The Price of Teen Popularity
Risky Behavior More Likely Among Popular Kids
May 17, 2005 -- Teen popularity may not always be a totally rosy scenario, a new study shows.
Researchers found that popular young teens had plenty of social benefits but were also more likely to get into trouble with alcohol, marijuana, or minor delinquent acts during the yearlong study.
"Popularity with peers was found to play a multifaceted role in early adolescence," say University of Virginia psychology professor Joseph Allen, PhD, and colleagues in the May/June issue of Child Development.
That is, popularity was positive in many aspects, but it often meant obeying the group's more shadowy values, too.
The teen years are notorious for their intense social pressures. It's a time when many young people are testing their wings, somewhere beyond childhood but short of full adulthood.
Popularity is at the heart of Allen's study. Participants were 185 seventh- and eighth-grade students from one middle school.
The group of 87 boys and 98 girls was 58% white, 29% black, and 13% from other or mixed ethnic backgrounds. The students' close friends and mothers were also included.
Bright, Dark Sides of Popularity
Popular teens were well-adjusted in many respects. Their social skills were stronger than those of other students.
The popular teens also had stronger relationships with their mothers and closest friends.

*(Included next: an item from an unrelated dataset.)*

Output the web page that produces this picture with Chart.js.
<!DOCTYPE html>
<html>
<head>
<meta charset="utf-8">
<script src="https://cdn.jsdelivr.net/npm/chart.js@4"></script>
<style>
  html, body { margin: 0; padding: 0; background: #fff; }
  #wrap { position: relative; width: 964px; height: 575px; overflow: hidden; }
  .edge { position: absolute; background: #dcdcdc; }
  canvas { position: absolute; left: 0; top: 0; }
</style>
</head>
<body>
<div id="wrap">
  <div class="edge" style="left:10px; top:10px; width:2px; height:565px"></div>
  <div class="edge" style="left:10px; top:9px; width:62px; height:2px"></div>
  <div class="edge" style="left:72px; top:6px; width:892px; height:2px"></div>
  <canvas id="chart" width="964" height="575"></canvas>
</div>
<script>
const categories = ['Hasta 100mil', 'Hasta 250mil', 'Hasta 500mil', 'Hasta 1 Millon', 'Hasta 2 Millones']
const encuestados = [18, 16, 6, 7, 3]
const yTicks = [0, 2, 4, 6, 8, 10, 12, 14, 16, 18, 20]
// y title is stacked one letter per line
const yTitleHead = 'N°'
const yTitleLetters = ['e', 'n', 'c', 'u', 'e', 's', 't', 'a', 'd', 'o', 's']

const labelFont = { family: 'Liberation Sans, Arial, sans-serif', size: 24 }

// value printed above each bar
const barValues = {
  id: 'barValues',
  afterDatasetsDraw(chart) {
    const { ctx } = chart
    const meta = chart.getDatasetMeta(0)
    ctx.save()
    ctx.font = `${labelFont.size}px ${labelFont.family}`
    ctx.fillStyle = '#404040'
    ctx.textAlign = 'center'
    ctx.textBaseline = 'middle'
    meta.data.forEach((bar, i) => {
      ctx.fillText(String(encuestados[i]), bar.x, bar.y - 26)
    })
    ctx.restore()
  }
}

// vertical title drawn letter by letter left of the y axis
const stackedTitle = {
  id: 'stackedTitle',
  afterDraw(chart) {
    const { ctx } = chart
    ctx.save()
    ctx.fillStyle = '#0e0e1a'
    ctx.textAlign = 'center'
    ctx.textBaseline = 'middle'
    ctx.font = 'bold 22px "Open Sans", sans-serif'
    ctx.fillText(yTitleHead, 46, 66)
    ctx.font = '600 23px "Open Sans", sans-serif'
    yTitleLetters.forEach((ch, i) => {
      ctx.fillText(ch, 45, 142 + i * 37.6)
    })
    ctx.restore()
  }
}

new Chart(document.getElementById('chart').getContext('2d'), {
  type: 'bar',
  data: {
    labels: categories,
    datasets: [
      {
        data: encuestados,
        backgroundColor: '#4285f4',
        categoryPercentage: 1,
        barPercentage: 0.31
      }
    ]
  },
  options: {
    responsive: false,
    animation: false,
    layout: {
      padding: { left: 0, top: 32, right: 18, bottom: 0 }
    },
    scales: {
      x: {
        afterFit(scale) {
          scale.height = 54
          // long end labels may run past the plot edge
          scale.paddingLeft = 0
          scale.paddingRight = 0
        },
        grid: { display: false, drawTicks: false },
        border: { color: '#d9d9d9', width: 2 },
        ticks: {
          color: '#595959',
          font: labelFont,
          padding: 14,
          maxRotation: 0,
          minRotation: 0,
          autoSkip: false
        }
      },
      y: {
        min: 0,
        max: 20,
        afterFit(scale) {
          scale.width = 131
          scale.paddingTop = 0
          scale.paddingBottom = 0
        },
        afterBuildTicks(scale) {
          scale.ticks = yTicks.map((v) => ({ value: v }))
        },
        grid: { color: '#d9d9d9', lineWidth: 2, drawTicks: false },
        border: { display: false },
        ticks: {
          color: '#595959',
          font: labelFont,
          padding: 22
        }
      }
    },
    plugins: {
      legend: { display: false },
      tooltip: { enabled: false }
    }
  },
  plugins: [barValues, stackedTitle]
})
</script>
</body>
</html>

In addition, their hostility scores had dropped at the one-year follow-up.
However, while popular early adolescents have numerous positive characteristics, over time these popular adolescents also displayed relative increases in levels of minor deviant and alcohol and substance abuse behavior, though they also demonstrated relative decreases in levels of hostility, write the authors.

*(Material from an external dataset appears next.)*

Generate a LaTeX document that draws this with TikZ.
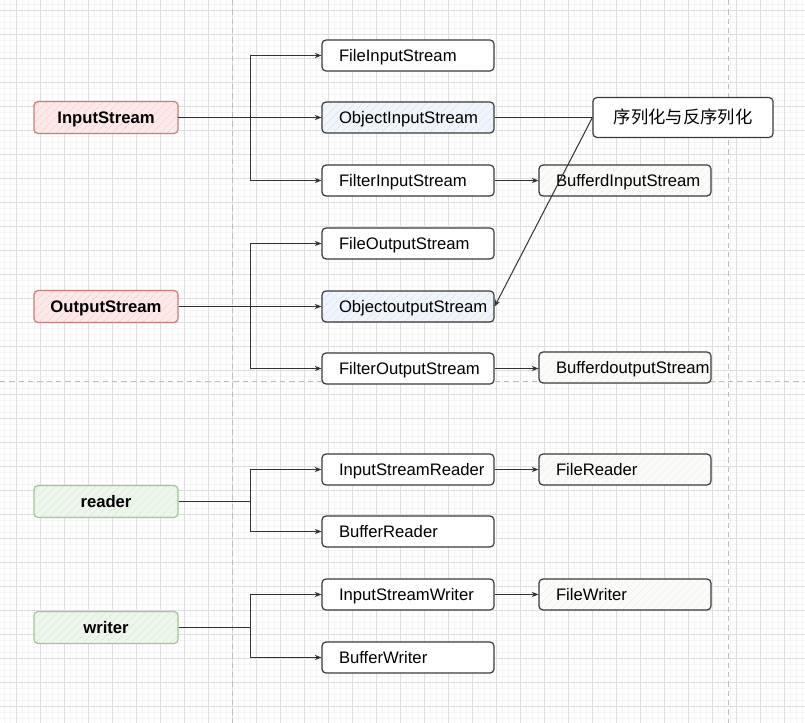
\documentclass[tikz,border=0pt]{standalone}
\usepackage{fontspec}
\setmainfont{Liberation Sans}
\newfontfamily\cjk{Noto Sans CJK SC}
\usetikzlibrary{arrows.meta,patterns.meta}
\definecolor{gridmaj}{HTML}{DEDEDE}
\definecolor{gridmin}{HTML}{F4F4F4}
\definecolor{pagedash}{HTML}{BDBDBD}
\definecolor{linec}{HTML}{333333}
\definecolor{boxborder}{HTML}{3A3A3A}
\definecolor{redfill}{HTML}{FBEAE9}
\definecolor{redhatch}{HTML}{F4D0CE}
\definecolor{redborder}{HTML}{C97D7A}
\definecolor{greenfill}{HTML}{EDF6EA}
\definecolor{greenhatch}{HTML}{D8EAD3}
\definecolor{greenborder}{HTML}{9DC891}
\definecolor{bluefill}{HTML}{F0F4FB}
\definecolor{bluehatch}{HTML}{DAE4F4}
\definecolor{palefill}{HTML}{FBFBF9}
\definecolor{palehatch}{HTML}{EFEFE9}
\tikzset{
  basebox/.style={rounded corners=3pt, line width=0.9pt, inner sep=0pt,
    text height=9.6pt, text depth=1pt,
    font=\fontsize{12.5pt}{14pt}\selectfont},
  rootbox/.style={basebox, minimum width=108pt, minimum height=24pt,
    font=\fontsize{12.5pt}{14pt}\selectfont\bfseries},
  redbox/.style={rootbox, draw=redborder,
    preaction={fill=redfill},
    pattern={Lines[angle=45,distance=4pt,line width=0.45pt]}, pattern color=redhatch},
  greenbox/.style={rootbox, draw=greenborder,
    preaction={fill=greenfill},
    pattern={Lines[angle=45,distance=4pt,line width=0.45pt]}, pattern color=greenhatch},
  classbox/.style={basebox, draw=boxborder, fill=white, minimum width=129pt,
    minimum height=23.25pt, text width=103.5pt, align=left, inner xsep=12.75pt},
  bluebox/.style={classbox, preaction={fill=bluefill},
    pattern={Lines[angle=45,distance=4pt,line width=0.45pt]}, pattern color=bluehatch},
  palebox/.style={classbox, preaction={fill=palefill},
    pattern={Lines[angle=45,distance=4pt,line width=0.45pt]}, pattern color=palehatch},
  notebox/.style={basebox, draw=boxborder, fill=white, minimum width=135pt,
    minimum height=30pt, text height=11pt, text depth=1.6pt,
    font=\fontsize{13pt}{15pt}\selectfont},
  conn/.style={draw=linec, line width=0.75pt},
  arr/.style={conn, -{Stealth[length=5pt,width=4pt]}},
}
\begin{document}
\begin{tikzpicture}[x=0.75pt,y=-0.75pt]
\useasboundingbox (0,0) rectangle (805,723);
\fill[white] (0,0) rectangle (805,723);
% grid
\foreach \gx in {4,10,...,802} \draw[gridmin,line width=0.5pt] (\gx,0) -- (\gx,723);
\foreach \gy in {4,10,...,722} \draw[gridmin,line width=0.5pt] (0,\gy) -- (805,\gy);
\foreach \gx in {16,40,...,796} \draw[gridmaj,line width=0.6pt] (\gx,0) -- (\gx,723);
\foreach \gy in {10,34,...,706} \draw[gridmaj,line width=0.6pt] (0,\gy) -- (805,\gy);
% page breaks
\draw[pagedash,line width=0.6pt,dash pattern=on 4pt off 3pt] (232,0) -- (232,723);
\draw[pagedash,line width=0.6pt,dash pattern=on 4pt off 3pt] (728,0) -- (728,723);
\draw[pagedash,line width=0.6pt,dash pattern=on 4pt off 3pt] (0,381) -- (805,381);

% root nodes
\node[redbox] (IS) at (106,117.5) {InputStream};
\node[redbox] (OS) at (106,306.5) {OutputStream};
\node[greenbox] (RD) at (106,501.5) {reader};
\node[greenbox] (WR) at (106,627.5) {writer};

% second column
\node[classbox] (FIS) at (408,55.5) {\mbox{FileInputStream}};
\node[bluebox] (OIS) at (408,117.5) {\mbox{ObjectInputStream}};
\node[classbox] (FiIS) at (408,180.5) {\mbox{FilterInputStream}};
\node[classbox] (FOS) at (408,243.5) {\mbox{FileOutputStream}};
\node[bluebox] (OOS) at (408,306.5) {\mbox{ObjectoutputStream}};
\node[classbox] (FiOS) at (408,368.5) {\mbox{FilterOutputStream}};
\node[classbox] (ISR) at (408,469.5) {\mbox{InputStreamReader}};
\node[classbox] (BR) at (408,531.5) {\mbox{BufferReader}};
\node[classbox] (ISW) at (408,594.5) {\mbox{InputStreamWriter}};
\node[classbox] (BW) at (408,657.5) {\mbox{BufferWriter}};

% third column
\node[palebox] (BIS) at (625,180.5) {\mbox{BufferdInputStream}};
\node[palebox] (BOS) at (625,367.5) {\mbox{BufferdoutputStream}};
\node[palebox] (FR) at (625,469.5) {\mbox{FileReader}};
\node[palebox] (FW) at (625,594.5) {\mbox{FileWriter}};
\node[notebox] (SER) at (683,117.5) {\cjk 序列化与反序列化};

% branch points
\coordinate (jIS) at (250,117.5);
\coordinate (jOS) at (250,306.5);
\coordinate (jRD) at (250,501.5);
\coordinate (jWR) at (250,627.5);

\draw[arr] (IS.east) -- (jIS) |- (FIS.west);
\draw[arr] (IS.east) -- (OIS.west);
\draw[arr] (IS.east) -- (jIS) |- (FiIS.west);
\draw[arr] (OS.east) -- (jOS) |- (FOS.west);
\draw[arr] (OS.east) -- (OOS.west);
\draw[arr] (OS.east) -- (jOS) |- (FiOS.west);
\draw[arr] (RD.east) -- (jRD) |- (ISR.west);
\draw[arr] (RD.east) -- (jRD) |- (BR.west);
\draw[arr] (WR.east) -- (jWR) |- (ISW.west);
\draw[arr] (WR.east) -- (jWR) |- (BW.west);

\draw[arr] (FiIS.east) -- (BIS.west);
\draw[arr] (FiOS.east) -- (FiOS.east -| BOS.west);
\draw[arr] (ISR.east) -- (FR.west);
\draw[arr] (ISW.east) -- (FW.west);

\draw[conn] (OIS.east) -- (SER.west);
\draw[arr] (SER.west) -- (OOS.east);
\end{tikzpicture}
\end{document}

More Popular, More Peer Pressure?
Popular teens may be seen as trendsetters, the ones who "rule the school." But does their popularity hinge on the group's favor, and what does it take to win and keep that approval?
Every teen is different, and so are the people they hang out with. But Allen's study shows that when risky behaviors are perceived as cool, popular teens may act accordingly.
"Popular adolescents are popular in part because they are carefully attuned to the norms of their peer group," says Allen, in a news release. "As these norms increasingly come to support even minor levels of deviant behavior during adolescence, popular teens may become more susceptible."
'No Free Lunch'
The drop in hostility indicates that popularity may be helpful. "Peer socializing influences can be positive," write researchers. But overall, "there is no free lunch," says Allen.
"As teens become more socialized into their peer groups, they gain social skills and popularity but inevitably are influenced in ways that may not be to parents' liking," he says.
The brief study doesn't address long-term behaviors, but the researchers plan to study the students through young adulthood, says the news release.
"These findings do not imply that popular adolescents will engage in serious levels of deviant behavior or even to maintain minor levels of deviance over long periods of time," write researchers.